5. Start with a small, experienced team

As with your infrastructure, you can also start with a very small team. McKinsey recommends, “A team of two or three practitioners, supplemented with specialized external expertise as needed, can create substantial momentum, even in organizations with many thousands of employees.” If the members of this small team have substantial outside experience with similar projects, they may be even more effective than a large team of less-experienced staff.

6. Clearly define the problem to be solved

The Civic Analytics Network, which is part of the Data-Smart City Solutions project, offers a recommended framework for government agencies embarking on big data analytics projects. Their advice is equally relevant whether you are starting your first project or your hundredth. “The first step the Civic Analytics Network recommends—before considering what data an organization has available—is establishing a clear understanding of the problem to be addressed by a given analytics project. Determining data readiness or maturity is critical, but before an analytics project can even be scoped, it is important to ensure that the project’s objective is core to the performance or needs of the implementing organization.”

7. Be willing to experiment with pilot projects

In the early days of big data analytics, many government projects failed because they were overly ambitious. The lesson teams should take from this is not that big data analytics is a mistake, but that they should be willing to start small and experiment to minimize the potential downside of any failures. According to Wiseman, “The best organizations allow for creativity and have a willingness to take on risk and embrace failure as a part of the process. In fact, many successful analytics efforts today have achieved their results based on failing first with large ‘moonshot’ projects and later learning and adapting via smaller pilot projects.”

8. Enable self-service

Another mistake of early government big data projects was that they were overly reliant on data scientists and other experts. Today, many of the most successful efforts have come from agencies that deployed self-service platforms that allowed their workers to do their own analysis. Empowering your teams to do big data analytics allows you to tap into the creativity and ingenuity of your workforce and find meaningful ways to use your data that the “experts” might never have considered. It can also boost morale and build more support for analytics throughout your organization.

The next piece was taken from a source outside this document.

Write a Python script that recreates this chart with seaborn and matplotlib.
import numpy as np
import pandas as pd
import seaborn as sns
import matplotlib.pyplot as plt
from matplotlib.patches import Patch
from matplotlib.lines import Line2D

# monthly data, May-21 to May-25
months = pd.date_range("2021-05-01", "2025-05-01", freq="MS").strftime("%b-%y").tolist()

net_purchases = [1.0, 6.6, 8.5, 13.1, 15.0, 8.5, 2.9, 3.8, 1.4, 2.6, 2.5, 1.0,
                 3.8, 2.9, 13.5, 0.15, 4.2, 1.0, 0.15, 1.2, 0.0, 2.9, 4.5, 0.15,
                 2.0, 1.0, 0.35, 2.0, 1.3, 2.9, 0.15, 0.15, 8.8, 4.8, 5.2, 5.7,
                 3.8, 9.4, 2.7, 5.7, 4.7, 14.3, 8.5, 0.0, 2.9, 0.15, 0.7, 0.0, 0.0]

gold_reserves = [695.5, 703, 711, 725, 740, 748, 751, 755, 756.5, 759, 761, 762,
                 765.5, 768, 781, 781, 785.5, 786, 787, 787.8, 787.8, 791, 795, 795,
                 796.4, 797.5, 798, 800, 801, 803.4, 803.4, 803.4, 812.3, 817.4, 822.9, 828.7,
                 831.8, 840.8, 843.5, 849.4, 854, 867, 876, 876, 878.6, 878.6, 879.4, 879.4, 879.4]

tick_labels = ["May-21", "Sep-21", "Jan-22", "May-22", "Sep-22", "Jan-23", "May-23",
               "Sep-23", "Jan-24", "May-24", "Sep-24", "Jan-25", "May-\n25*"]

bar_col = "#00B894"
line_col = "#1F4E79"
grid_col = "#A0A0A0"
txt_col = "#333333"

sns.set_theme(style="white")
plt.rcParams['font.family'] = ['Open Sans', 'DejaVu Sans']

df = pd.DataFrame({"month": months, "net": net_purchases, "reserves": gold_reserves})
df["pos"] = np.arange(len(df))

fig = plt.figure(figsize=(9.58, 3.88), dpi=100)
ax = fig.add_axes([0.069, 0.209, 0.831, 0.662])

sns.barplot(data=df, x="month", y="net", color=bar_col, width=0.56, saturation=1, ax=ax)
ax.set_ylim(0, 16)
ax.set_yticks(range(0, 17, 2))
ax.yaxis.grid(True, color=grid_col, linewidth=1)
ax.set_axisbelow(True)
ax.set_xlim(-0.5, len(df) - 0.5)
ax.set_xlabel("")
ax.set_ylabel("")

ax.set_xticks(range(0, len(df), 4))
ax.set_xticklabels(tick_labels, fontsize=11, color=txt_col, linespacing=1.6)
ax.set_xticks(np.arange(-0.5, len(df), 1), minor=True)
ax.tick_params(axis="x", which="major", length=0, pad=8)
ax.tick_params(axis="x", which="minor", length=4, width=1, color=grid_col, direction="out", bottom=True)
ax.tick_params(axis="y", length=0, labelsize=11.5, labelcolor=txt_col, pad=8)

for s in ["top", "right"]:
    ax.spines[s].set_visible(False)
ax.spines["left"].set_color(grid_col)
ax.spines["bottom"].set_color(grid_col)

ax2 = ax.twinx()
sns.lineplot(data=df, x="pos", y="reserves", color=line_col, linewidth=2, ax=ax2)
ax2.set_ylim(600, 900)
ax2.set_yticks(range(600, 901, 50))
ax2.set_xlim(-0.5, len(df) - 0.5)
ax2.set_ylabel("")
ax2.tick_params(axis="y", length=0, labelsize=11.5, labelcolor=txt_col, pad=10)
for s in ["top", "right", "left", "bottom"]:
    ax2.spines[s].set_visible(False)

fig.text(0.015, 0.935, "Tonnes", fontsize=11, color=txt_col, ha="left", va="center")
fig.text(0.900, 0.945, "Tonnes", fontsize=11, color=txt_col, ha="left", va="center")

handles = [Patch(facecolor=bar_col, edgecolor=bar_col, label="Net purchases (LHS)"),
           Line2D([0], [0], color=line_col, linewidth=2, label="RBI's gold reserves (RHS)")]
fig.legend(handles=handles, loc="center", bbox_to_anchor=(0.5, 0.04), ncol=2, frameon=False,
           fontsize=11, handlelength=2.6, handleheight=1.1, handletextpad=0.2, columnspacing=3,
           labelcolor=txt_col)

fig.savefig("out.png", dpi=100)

9. Adopt open data policies

Not only do you want to enable your workers to do big data analytics, you should also enable citizens outside your agency and workers at other organizations to learn from your data. Of course, privacy concerns mean that not all data should be equally accessible, but when it is possible, datasharing usually leads to greater innovation. Data-Smart City Solutions says, “Adopting an open data policy can be a boon to rapidly, transparently, and collaboratively developing comprehensive analytics projects. Open data policies and portals enable city governments to operate with greater transparency to the public and to connect them directly to external researchers, algorithms, and/or datasets that can support more effective analytics project development.”

10. Look for ways to work with private organizations

Along those same lines, your agency should also actively seek ways to collaborate on big data analytics projects with the private sector. When you combine the resources of both types of organizations, public-private partnerships can often accomplish things that individual organizations cannot do on their own. For example, the Global Partnership for Sustainable Development Data has experienced success in bringing together public and private entities to achieve goals related to sustainability.

11. Become a data evangelist

If you lead a data analytics project in your agency—or even if you are just a team member—one of the most important things you can do is talk about your project and inform others about the benefits you are achieving. Wiseman says, “An important way that a data leader advances public value is by serving as a data evangelist or advocate for data-driven government.” Some people in your organization or some of the citizens you serve may initially be hesitant to embrace data analytics. Speaking out about your efforts can help build support for your projects and multiply the potential benefits.

12. Encourage data literacy

As you go about your evangelism efforts, encourage your co-workers to learn more big data and perhaps even become involved in some small way. In its ebook 2021 Top Priorities for Data and Analytics Leaders: A Public Perspective, Gartner tells leaders to focus on data literacy. “Data literacy is not about turning everyone into a data scientist,” the firm explains. “It is about developing a common understanding of what goals and outcomes are important across the agency, so that all stakeholders contribute to the whole (rather than deflect and misdirect with competing or alternative outcomes).”

13. Investigate AI technologies

For 2022 and beyond, many experts are encouraging government data leaders to expand their use of artificial intelligence (AI) and machine learning (ML) in their data analytics. Software with AI and ML capabilities is becoming much more affordable and user-friendly, and with the right hardware in place, these technologies can speed the time to insights and help agencies achieve more accurate results with their analysis.

14. Use change management techniques to overcome resistance

Within public agencies, the biggest hurdle to big data analytics projects is often internal resistance. McKinsey acknowledges, “In the public sector, years of institutional knowledge are highly regarded and critical to delivering on the mission. That can make it challenging to persuade employees that data-driven decisions are sometimes sounder than those based on experience.” To overcome that resistance, Deloitte recommends, “Tackle organizational change management proactively.” It’s always easier to address these problems if you anticipate and prepare for them than if you simply react when it happens.

15. Measure your progress

Another important tip for building support inside (and outside) your organization is to have clearly defined key performance indicators (KPIs) and track your success in quantifiable terms. McKinsey says, “Having an established baseline for comparing results and clearly communicating progress are important in building support for long-term change and a continuous-improvement program.”

Quantifiable results also make it possible to share your results with other agencies. That in turn, can encourage them to tackle new projects and share their results that you might later learn from. With greater use of big data analytics, government agencies can maximize the benefits of big data analytics projects and ultimately become more successful in fulfilling their missions.